You are going to need understanding. If you’re proud and arrogant, God is going to put you in a place where you need it. Come to the house of the Lord with a predisposition toward mercy. “Blessed are the merciful.” This is preparation for us to come to the worship service. What you sow, you’re going to reap. Remember that. I find the only people who complain, “Nobody in the church loves me, nobody cares for me,” are the people who have put up walls themselves. They don’t want to be hurt; they don’t want to give. Take down the walls and start loving each other. Become involved with the Body. This is the attitude with which you approach that worship service.
It is easy to be critical. The Lord hates murmuring. He hates bitterness and criticalness. That’s the one thing that seems to turn God off as far as the showers of blessing are concerned. Keep this in mind. Be loving and forgiving, even as God for Christ’s sake hath forgiven you. That’s the way the Scripture reads. Don’t be bitter, don’t be critical, don’t murmur. Have a right spirit toward each other. When you stand in His presence, God is more concerned about your spirit toward one another than you realize.
It is easy for us to come and say, I have a grievance; I want revenge; I want God to avenge me of my adversary. What you are crying for is justice. You say, “I don’t want justice for myself, only for other people; Lord, give him justice, but give me mercy.” Is that the way we think? No. Don’t come to the Lord demanding, “I want justice.” Come in love. Don’t give way to your own wrath or revenge. “Vengeance is mine, I will repay, saith the Lord.” As long as it is in His hands, you keep your hands out of it. When you stand before Him calling for justice, you’re going to get it! “To the froward thou wilt show thyself froward; to the merciful thou wilt show thyself merciful” (Psalm 18:26). God will deal with you just the way you deal with others. Now you know why God sometimes deals with you harshly—you have dealt harshly with your brother. Deal generously with your brother and God will deal generously with you. He that judged without mercy, shall also be judged without mercy (James 2:13). That is the royal law of liberty in the book of James. “Forgive us our trespasses even as we also forgive those who trespass against us.” That’s the way you come to the house of the Lord. I can’t express this too strongly; you are to come into the presence of the Lord determined that there will be no resentment, no hostility in your spirit.

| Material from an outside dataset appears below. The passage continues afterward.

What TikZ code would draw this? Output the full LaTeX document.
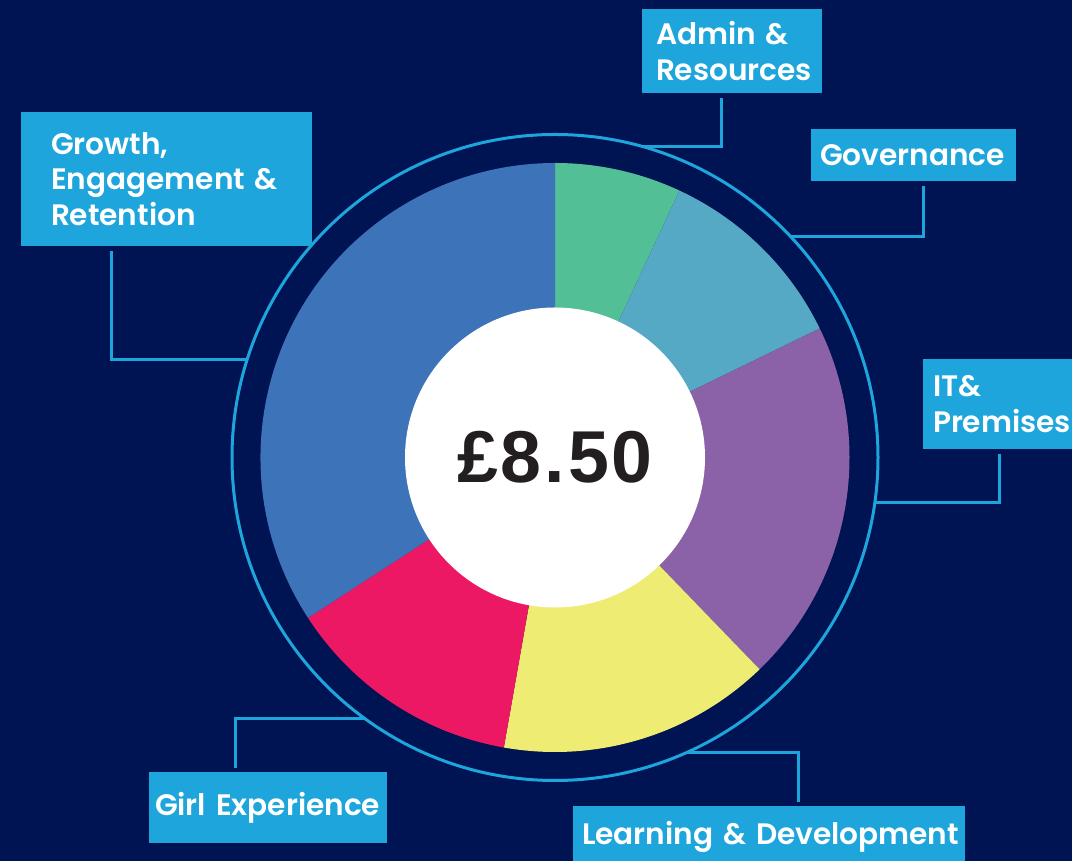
\documentclass[tikz,border=0pt]{standalone}
\usepackage{fontspec}
\setmainfont{Poppins}[UprightFont={* SemiBold}]
\newfontfamily\pricefont{Liberation Sans}[LetterSpace=4]
\hyphenpenalty=10000
\exhyphenpenalty=10000
\hbadness=10000
\hfuzz=20pt
\definecolor{navy}{RGB}{0,19,82}
\definecolor{sky}{RGB}{30,165,220}
\definecolor{grn}{RGB}{82,191,150}
\definecolor{tel}{RGB}{85,169,196}
\definecolor{purp}{RGB}{139,98,168}
\definecolor{yel}{RGB}{239,236,115}
\definecolor{pnk}{RGB}{236,24,99}
\definecolor{blu}{RGB}{61,115,184}
\definecolor{ink}{RGB}{35,31,32}

\begin{document}
\begin{tikzpicture}[x=1pt,y=1pt,
	lbl/.style={fill=sky, text=white, inner ysep=0pt, align=left, font=\fontsize{29.6}{35.5}\selectfont},
	lnk/.style={sky, line width=3pt},
	ring/.style={sky, line width=3pt}]
	\useasboundingbox		(0,0) rectangle (1072,861);
	\clip					(0,0) rectangle (1072,861);
	\fill[navy]				(0,0) rectangle (1072,861);

	\coordinate (c) at (555,403.5);

	\fill[grn]				(c) -- ++(90:294.5) arc[start angle=90, end angle=65, radius=294.5] -- cycle;
	\fill[tel]				(c) -- ++(65:294.5) arc[start angle=65, end angle=26, radius=294.5] -- cycle;
	\fill[purp]				(c) -- ++(26:294.5) arc[start angle=26, end angle=-46, radius=294.5] -- cycle;
	\fill[yel]				(c) -- ++(-46:294.5) arc[start angle=-46, end angle=-100, radius=294.5] -- cycle;
	\fill[pnk]				(c) -- ++(-100:294.5) arc[start angle=-100, end angle=-147, radius=294.5] -- cycle;
	\fill[blu]				(c) -- ++(-147:294.5) arc[start angle=-147, end angle=-270, radius=294.5] -- cycle;
	\fill[white]			(c) circle[radius=150];
	\draw[ring]				(c) circle[radius=323];

	\node[font=\pricefont\bfseries\fontsize{73.5}{80}\selectfont, text=ink] (price) at (c) {£8.50};

	\node[lbl, minimum width=180, minimum height=84, text width=152, inner xsep=14]	(admin) at (732,810) {Admin~\&\\Resources};
	\node[lbl, minimum width=205, minimum height=52, text width=187, inner xsep=9]	(gov) at (913.5,706) {Governance};
	\node[lbl, minimum width=169, minimum height=90, text width=149, inner xsep=10]	(it) at (1007.5,457) {IT\&\\Premises};
	\node[lbl, minimum width=291, minimum height=134, text width=231, inner xsep=30]	(grow) at (166.5,682) {Growth,\\Engagement~\&\\Retention};
	\node[lbl, minimum width=237.5, minimum height=71, text width=225.5, inner xsep=6]	(girl) at (267.75,53.5) {Girl~Experience};
	\node[lbl, minimum width=392, minimum height=62, text width=374, inner xsep=9]	(learn) at (769,24) {Learning~\&~Development};

	\coordinate (pa) at ([shift={(74.3:323)}]c);
	\coordinate (pg) at ([shift={(43.05:323)}]c);
	\coordinate (pi) at ([shift={(-8.1:323)}]c);
	\coordinate (pr) at ([shift={(162.4:323)}]c);
	\coordinate (pe) at ([shift={(-126:323)}]c);
	\coordinate (pl) at ([shift={(-65.9:323)}]c);

	\draw[lnk]				(pa) -| ([xshift=-11,yshift=-5]admin.south);
	\draw[lnk]				(pg) -| ([xshift=9.5,yshift=-5]gov.south);
	\draw[lnk]				(pi) -| ([xshift=-8.5,yshift=-5]it.south);
	\draw[lnk]				(pr) -| ([xshift=-55.5,yshift=-5]grow.south);
	\draw[lnk]				(pe) -| ([xshift=-32,yshift=4]girl.north);
	\draw[lnk]				(pl) -| ([xshift=29.6,yshift=3.5]learn.north);
\end{tikzpicture}
\end{document}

People can be so much on the defensive. If they just hear you say, “I’m not critical; I’m on your side; I’m on with you,” they start melting and breaking down. The best way to take down your neighbors walls is to take your walls down; then your neighbor starts working at his.

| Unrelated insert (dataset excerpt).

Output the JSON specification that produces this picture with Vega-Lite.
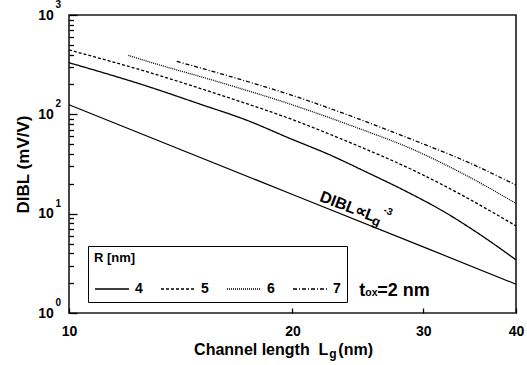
{
  "$schema": "https://vega.github.io/schema/vega-lite/v6.json",
  "width": 447,
  "height": 298,
  "autosize": {"type": "none"},
  "padding": {"left": 69, "top": 15, "right": 11, "bottom": 52},
  "background": "white",
  "config": {
    "font": "Liberation Sans",
    "view": {"stroke": "#1a1a1a", "strokeWidth": 1.6},
    "axis": {"grid": false, "domain": false, "ticks": true, "zindex": 2, "labelFont": "Liberation Sans", "labelFontWeight": "bold", "labelFontSize": 14, "labelColor": "black", "tickColor": "#000000", "tickWidth": 1.3, "tickOpacity": 1, "titleFont": "Liberation Sans", "titleFontWeight": "bold", "titleColor": "black"},
    "legend": {"orient": "none", "legendX": 19, "legendY": 231, "direction": "horizontal", "columns": 4, "titleFontSize": 13, "titleFontWeight": "bold", "titleFont": "Liberation Sans", "titleColor": "black", "titlePadding": 6, "labelFontSize": 14, "labelFontWeight": "bold", "labelFont": "Liberation Sans", "labelColor": "black", "labelOffset": 5, "columnPadding": 15, "symbolType": "stroke", "symbolSize": 1156, "symbolStrokeWidth": 1.3, "symbolStrokeColor": "black", "strokeColor": "black", "fillColor": "white", "padding": 6}
  },
  "resolve": {"axis": {"y": "independent"}},
  "datasets": {
    "curves": [
      {"Lg": 10, "DIBL": 331, "R": "4"},
      {"Lg": 12.85, "DIBL": 188, "R": "4"},
      {"Lg": 15, "DIBL": 127, "R": "4"},
      {"Lg": 17.35, "DIBL": 87.3, "R": "4"},
      {"Lg": 19.85, "DIBL": 57.1, "R": "4"},
      {"Lg": 22.5, "DIBL": 38.8, "R": "4"},
      {"Lg": 25, "DIBL": 26.8, "R": "4"},
      {"Lg": 28.8, "DIBL": 16.0, "R": "4"},
      {"Lg": 31.9, "DIBL": 10.6, "R": "4"},
      {"Lg": 35.4, "DIBL": 6.5, "R": "4"},
      {"Lg": 40, "DIBL": 3.43, "R": "4"},
      {"Lg": 10, "DIBL": 445, "R": "5"},
      {"Lg": 12.85, "DIBL": 263, "R": "5"},
      {"Lg": 15.97, "DIBL": 157, "R": "5"},
      {"Lg": 20.2, "DIBL": 86, "R": "5"},
      {"Lg": 24, "DIBL": 51.3, "R": "5"},
      {"Lg": 29.2, "DIBL": 27.0, "R": "5"},
      {"Lg": 33.6, "DIBL": 15.8, "R": "5"},
      {"Lg": 40, "DIBL": 7.53, "R": "5"},
      {"Lg": 12.02, "DIBL": 392, "R": "6"},
      {"Lg": 12.85, "DIBL": 336, "R": "6"},
      {"Lg": 15.97, "DIBL": 210, "R": "6"},
      {"Lg": 20.16, "DIBL": 122, "R": "6"},
      {"Lg": 24, "DIBL": 76.9, "R": "6"},
      {"Lg": 29.2, "DIBL": 43.6, "R": "6"},
      {"Lg": 34.2, "DIBL": 24.5, "R": "6"},
      {"Lg": 40, "DIBL": 12.7, "R": "6"},
      {"Lg": 13.97, "DIBL": 341, "R": "7"},
      {"Lg": 16.73, "DIBL": 233, "R": "7"},
      {"Lg": 20.16, "DIBL": 152, "R": "7"},
      {"Lg": 24, "DIBL": 95.7, "R": "7"},
      {"Lg": 29.2, "DIBL": 54.5, "R": "7"},
      {"Lg": 34.2, "DIBL": 33.8, "R": "7"},
      {"Lg": 40, "DIBL": 19.4, "R": "7"}
    ],
    "ref": [
      {"Lg": 10, "DIBL": 125},
      {"Lg": 20, "DIBL": 15.6},
      {"Lg": 30, "DIBL": 4.63},
      {"Lg": 40, "DIBL": 1.95}
    ]
  },
  "layer": [
    {
      "data": {"name": "curves"},
      "mark": {"type": "line", "color": "black", "strokeWidth": 1.3, "interpolate": "monotone"},
      "encoding": {
        "x": {"field": "Lg", "type": "quantitative", "title": null,
              "scale": {"type": "log", "domain": [10, 40], "nice": false},
              "axis": {"values": [10, 20, 30, 40], "ticks": true, "tickSize": 5, "offset": -5, "labelPadding": 11, "title": null, "labelFlush": false}},
        "y": {"field": "DIBL", "type": "quantitative",
              "scale": {"type": "log", "domain": [1, 1000], "nice": false},
              "axis": {"orient": "left", "values": [1, 10, 100, 1000], "labelExpr": "'10'", "ticks": true, "tickSize": 8, "offset": -8,
                       "labelPadding": 15.7, "title": "DIBL (mV/V)", "titleFontSize": 17, "titlePadding": 5}},
        "strokeDash": {"field": "R", "type": "nominal",
                       "scale": {"domain": ["4", "5", "6", "7"], "range": [[1, 0], [3, 2], [1, 1], [4, 2, 1, 2]]},
                       "legend": {"title": "R [nm]"}}
      }
    },
    {
      "data": {"name": "ref"},
      "mark": {"type": "line", "color": "black", "strokeWidth": 1.2},
      "encoding": {
        "x": {"field": "Lg", "type": "quantitative", "title": null},
        "y": {"field": "DIBL", "type": "quantitative", "title": null,
              "axis": {"orient": "left", "values": [2, 3, 4, 5, 6, 7, 8, 9, 20, 30, 40, 50, 60, 70, 80, 90, 200, 300, 400, 500, 600, 700, 800, 900],
                       "labels": false, "ticks": true, "tickSize": 4.5, "offset": -4.5, "title": null}}
      }
    },
    {
      "data": {"values": [{"v": 1, "e": "0"}, {"v": 10, "e": "1"}, {"v": 100, "e": "2"}, {"v": 1000, "e": "3"}]},
      "mark": {"type": "text", "align": "right", "baseline": "middle", "dx": -8, "dy": -10, "fontSize": 10, "fontWeight": "bold", "font": "Liberation Sans", "color": "black"},
      "encoding": {
        "x": {"datum": 10},
        "y": {"field": "v", "type": "quantitative", "title": null, "axis": null},
        "text": {"field": "e"}
      }
    },
    {
      "data": {"values": [{"Lg": 22.35, "DIBL": 1, "t": "Channel length\u00a0 L"}]},
      "mark": {"type": "text", "align": "right", "baseline": "alphabetic", "dy": 42.4, "fontSize": 16, "fontWeight": "bold", "color": "black"},
      "encoding": {"x": {"field": "Lg", "type": "quantitative", "title": null}, "y": {"field": "DIBL", "type": "quantitative", "title": null, "axis": null}, "text": {"field": "t"}}
    },
    {
      "data": {"values": [{"Lg": 22.35, "DIBL": 1, "t": "g"}]},
      "mark": {"type": "text", "align": "left", "baseline": "alphabetic", "dx": 1, "dy": 45, "fontSize": 12, "fontWeight": "bold", "color": "black"},
      "encoding": {"x": {"field": "Lg", "type": "quantitative", "title": null}, "y": {"field": "DIBL", "type": "quantitative", "title": null, "axis": null}, "text": {"field": "t"}}
    },
    {
      "data": {"values": [{"Lg": 22.35, "DIBL": 1, "t": "(nm)"}]},
      "mark": {"type": "text", "align": "left", "baseline": "alphabetic", "dx": 10, "dy": 42.4, "fontSize": 16, "fontWeight": "bold", "color": "black"},
      "encoding": {"x": {"field": "Lg", "type": "quantitative", "title": null}, "y": {"field": "DIBL", "type": "quantitative", "title": null, "axis": null}, "text": {"field": "t"}}
    },
    {
      "data": {"values": [{"Lg": 21.6, "DIBL": 12.35, "t": "DIBL\u221dL"}]},
      "mark": {"type": "text", "align": "left", "baseline": "alphabetic", "angle": 21, "dy": -4, "fontSize": 16, "fontWeight": "bold", "color": "black"},
      "encoding": {"x": {"field": "Lg", "type": "quantitative", "title": null}, "y": {"field": "DIBL", "type": "quantitative", "title": null, "axis": null}, "text": {"field": "t"}}
    },
    {
      "data": {"values": [{"Lg": 21.6, "DIBL": 12.35, "t": "g"}]},
      "mark": {"type": "text", "align": "left", "baseline": "alphabetic", "angle": 21, "dx": 57, "dy": -1, "fontSize": 13, "fontWeight": "bold", "color": "black"},
      "encoding": {"x": {"field": "Lg", "type": "quantitative", "title": null}, "y": {"field": "DIBL", "type": "quantitative", "title": null, "axis": null}, "text": {"field": "t"}}
    },
    {
      "data": {"values": [{"Lg": 21.6, "DIBL": 12.35, "t": "-3"}]},
      "mark": {"type": "text", "align": "left", "baseline": "alphabetic", "angle": 21, "dx": 64, "dy": -16, "fontSize": 10, "fontWeight": "bold", "color": "black"},
      "encoding": {"x": {"field": "Lg", "type": "quantitative", "title": null}, "y": {"field": "DIBL", "type": "quantitative", "title": null, "axis": null}, "text": {"field": "t"}}
    },
    {
      "data": {"values": [{"Lg": 24.6, "DIBL": 1.475, "t": "t"}]},
      "mark": {"type": "text", "align": "left", "baseline": "alphabetic", "fontSize": 18, "fontWeight": "bold", "color": "black"},
      "encoding": {"x": {"field": "Lg", "type": "quantitative", "title": null}, "y": {"field": "DIBL", "type": "quantitative", "title": null, "axis": null}, "text": {"field": "t"}}
    },
    {
      "data": {"values": [{"Lg": 24.6, "DIBL": 1.475, "t": "ox"}]},
      "mark": {"type": "text", "align": "left", "baseline": "alphabetic", "dx": 6, "fontSize": 10.5, "fontWeight": "bold", "color": "black"},
      "encoding": {"x": {"field": "Lg", "type": "quantitative", "title": null}, "y": {"field": "DIBL", "type": "quantitative", "title": null, "axis": null}, "text": {"field": "t"}}
    },
    {
      "data": {"values": [{"Lg": 24.6, "DIBL": 1.475, "t": "=2 nm"}]},
      "mark": {"type": "text", "align": "left", "baseline": "alphabetic", "dx": 18, "fontSize": 18, "fontWeight": "bold", "color": "black"},
      "encoding": {"x": {"field": "Lg", "type": "quantitative", "title": null}, "y": {"field": "DIBL", "type": "quantitative", "title": null, "axis": null}, "text": {"field": "t"}}
    }
  ]
}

Speaking to one another in psalms and hymns and spiritual songs, singing and making melody in your heart to the Lord (that worship that comes up out of your spirit); always giving thanks for all things in the name of our Lord Jesus Christ, to God even the Father. It takes either a man of faith or a blooming idiot to do that. Giving thanks for all things in the name of our Lord Jesus Christ. Frequently we look up and wonder, “Lord, why did you do that?” We have a question instead of saying “Thank you, Lord.” We need the faith of that comic strip character who, when someone slaps him, says, “Thank you, I needed that.” Sometimes we say, “Thank you, Lord, but I didn’t need that very badly. I’ve gone through enough already. You didn’t have to do that to me again. I already know that lesson.” Have you ever had that feeling? It just doesn’t seem like that is quite the thing the Lord ought to be doing with us. Always give thanks to God for all things.
Always be thankful for all things; this takes a faith. It takes faith to give thanks so that no matter what happens or how things appear, you know God is on the job; he isn’t wasting your life. He isn’t trying to teach you sadistically; He’s doing something in your life that’s important. He’s treating you like He would treat a son. He scourges every son whom He received. Whom the Lord loves, He chastens. Be thankful.

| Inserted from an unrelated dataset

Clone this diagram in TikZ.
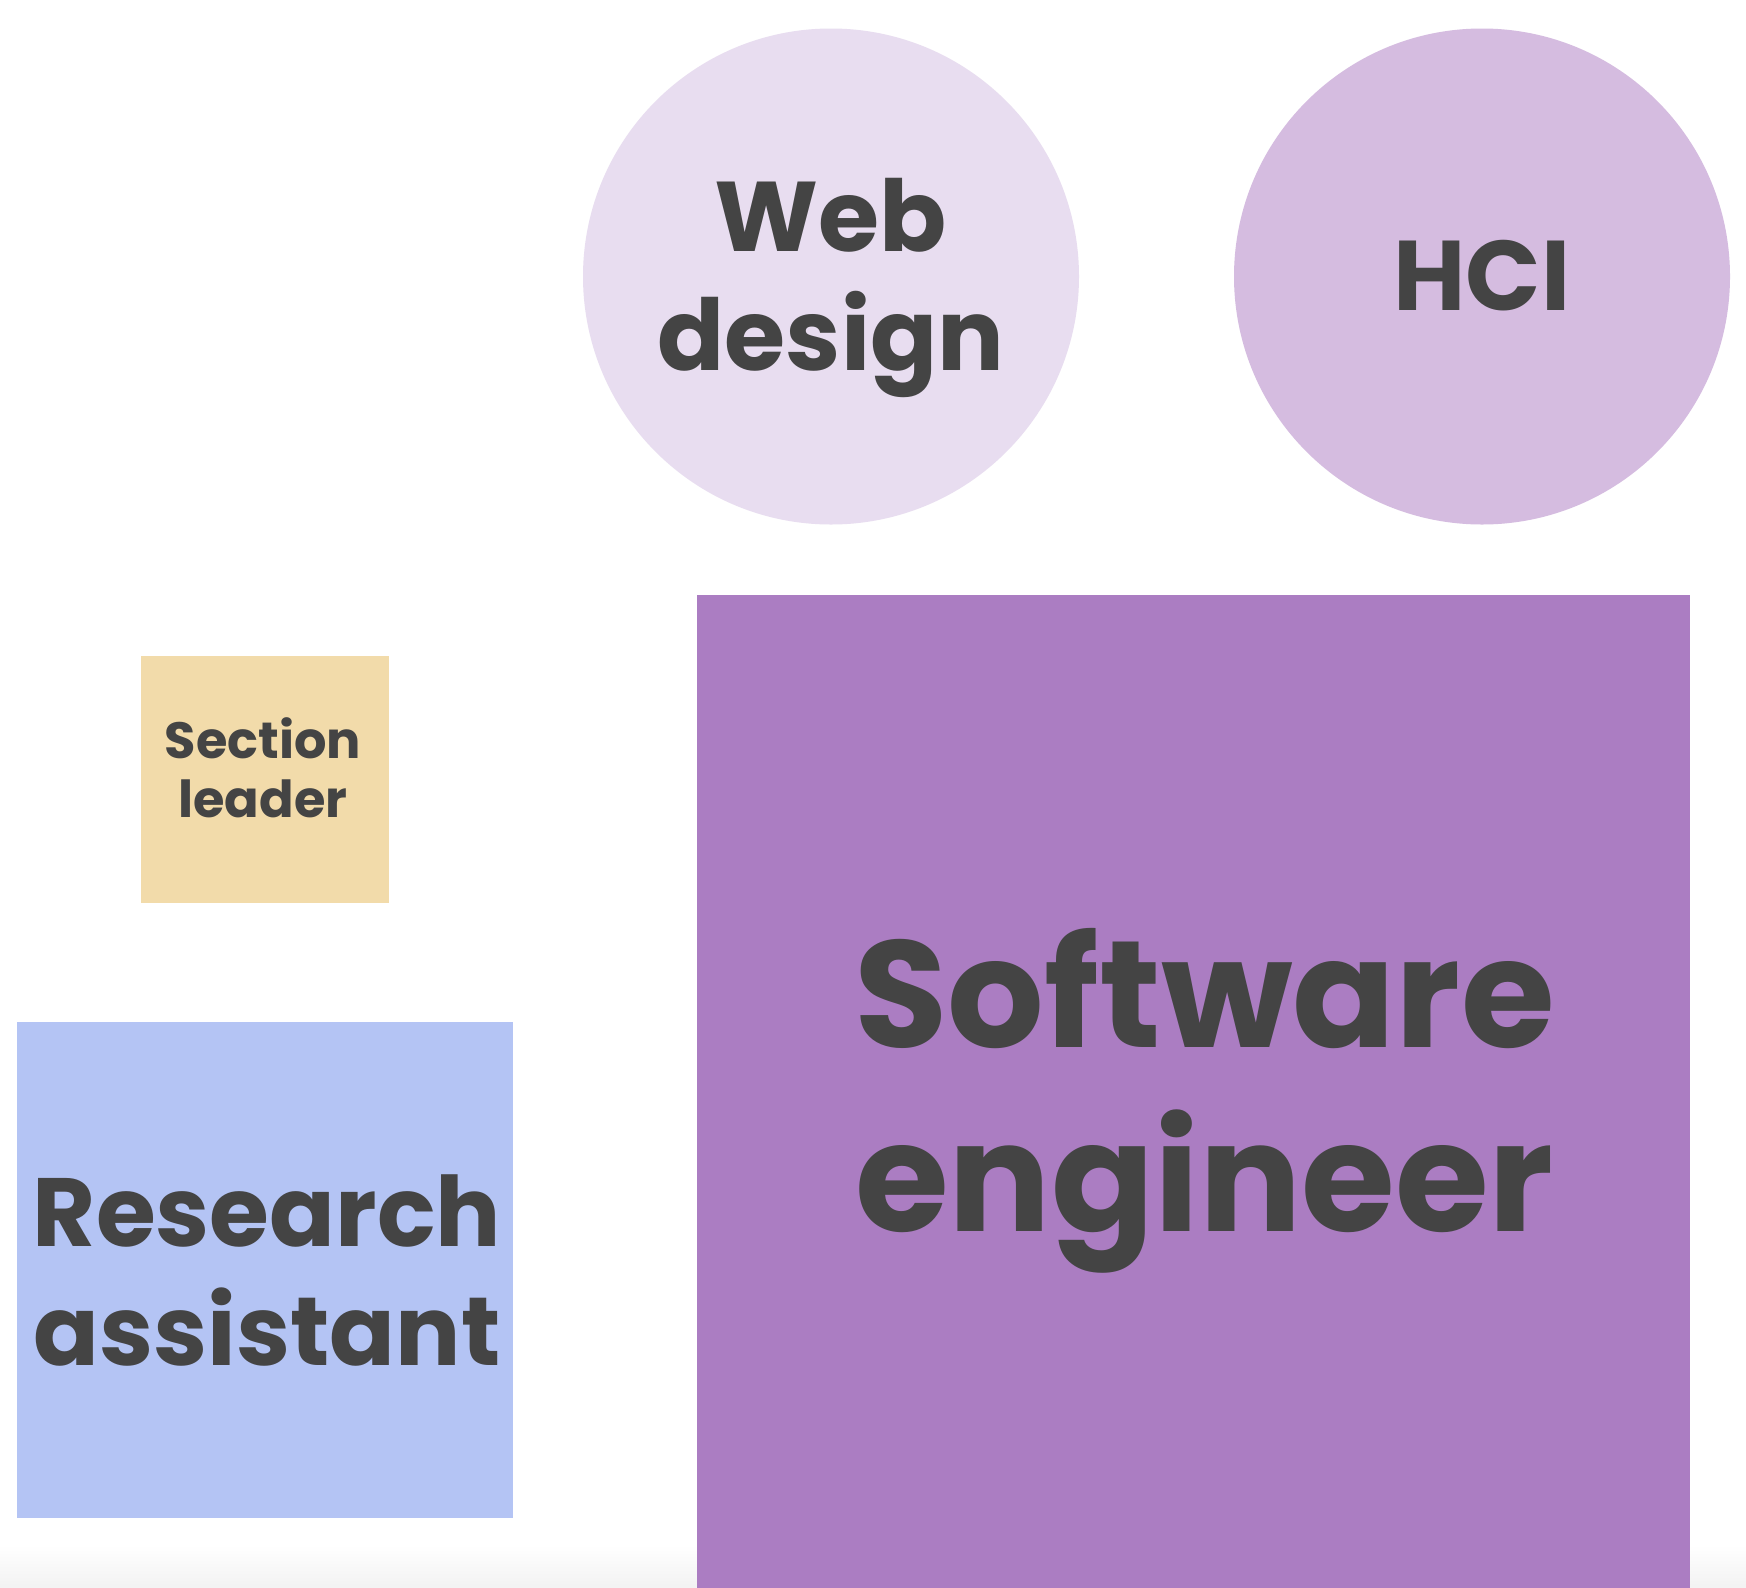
\documentclass[tikz,border=0pt]{standalone}
\usepackage{fontspec}
\setmainfont{Poppins}
\definecolor{txt}{HTML}{444444}
\definecolor{webc}{HTML}{E8DDF0}
\definecolor{hcic}{HTML}{D5BCE0}
\definecolor{sec}{HTML}{AB7DC2}
\definecolor{secl}{HTML}{F2DBAA}
\definecolor{rac}{HTML}{B4C4F4}
\tikzset{
  blob/.style={circle, draw=none, inner sep=0pt, minimum size=496pt},
  tile/.style={rectangle, draw=none, inner sep=0pt},
  lbl/.style={text=txt, align=center, inner sep=0pt, font=\bfseries},
}
\begin{document}
\begin{tikzpicture}[x=1pt,y=-1pt]
\useasboundingbox (0,0) rectangle (1746,1588);
\fill[white] (0,0) rectangle (1746,1588);
\shade[top color=white, bottom color=black!5] (0,1545) rectangle (1746,1588);
% shapes
\node[blob, fill=webc] (web) at (831,276.5) {};
\node[blob, fill=hcic] (hci) at (1482,276.5) {};
\node[tile, fill=sec, minimum width=993pt, minimum height=993pt] (se) at (1193.5,1091.5) {};
\node[tile, fill=secl, minimum width=248pt, minimum height=247pt] (sl) at (265,779.5) {};
\node[tile, fill=rac, minimum width=496pt, minimum height=496pt] (ra) at (265,1270) {};
% labels
\node[lbl, font=\bfseries\fontsize{99}{119}\selectfont] (webt) at (831,287.5) {Web\\design};
\node[lbl, font=\bfseries\fontsize{99}{119}\selectfont] (hcit) at (1482,276) {HCI};
\node[lbl, font=\bfseries\fontsize{152}{184}\selectfont] (set) at (1204.5,1101) {Software\\engineer};
\node[lbl, font=\bfseries\fontsize{51}{59}\selectfont] (slt) at (263,768) {Section\\leader};
\node[lbl, font=\bfseries\fontsize{97}{119}\selectfont] (rat) at (267,1270) {Research\\assistant};
\end{tikzpicture}
\end{document}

Now, why should we talk about that? Because a lot of people come to the services with a secret hidden rebellion in their hearts. There is something coming up that keeps them from worshiping God, and that is a deep rebellion against what they are going through. You have to get over this because if you don’t, you will stay in it until you do get over it. Have you ever noticed that the problem never stops, until in your own spirit it ceases to be a problem? The Lord removes it. He is teaching you something. Open your heart to it.
“I think we all have too many truths in our lives that haven’t been made real or living within our lives. This is what I’m crying out against. Much knowledge puffs up, but love edifies and builds up the Body of Christ; and there is no Body save what we see right here. It is before us, it is in our presence. Too often we begin to see the invisible church or some great mystery. That is what Christendom is all about; it has become a thing of doctrines and teachings that are obsolete and ancient. The real thing is the living Christ and the living word. That is what we have been delivered from sin to serve; that is what we have been delivered from sin to be open to and to lay down our walls for. The Lord went up on the mountain and taught, “Blessed are the merciful for they shall obtain mercy. Blessed are those that are poor in spirit for theirs is the Kingdom of God.” He spoke these simple words, yet they are the words and the principles of the kingdom. And this is what we have to do.
“There is too much bitterness and rebellion against circumstances, too much that says, “Well, I’d rather be off here, I’d rather be there.” And really you’re never content with where you are. That is what America is about, striving and ambitious and trying to attain something, which is nowhere; there is no end to it. I think finally we have to say, “I’m going to be content where God set me. I’m not going to be content with the limitations,” I find the only cry of my heart has been to learn this submission so that my heart be broken and my heart be crushed; I want to begin to sense the canopy of glory that rests upon the people of God and the deep burden for them. I know I won’t survive in this walk unless the love is there. There is nothing else to keep me here except that love and a dedication to a body of people. And that has to be. I seek that and I’m believing for that deep crushing of spirit.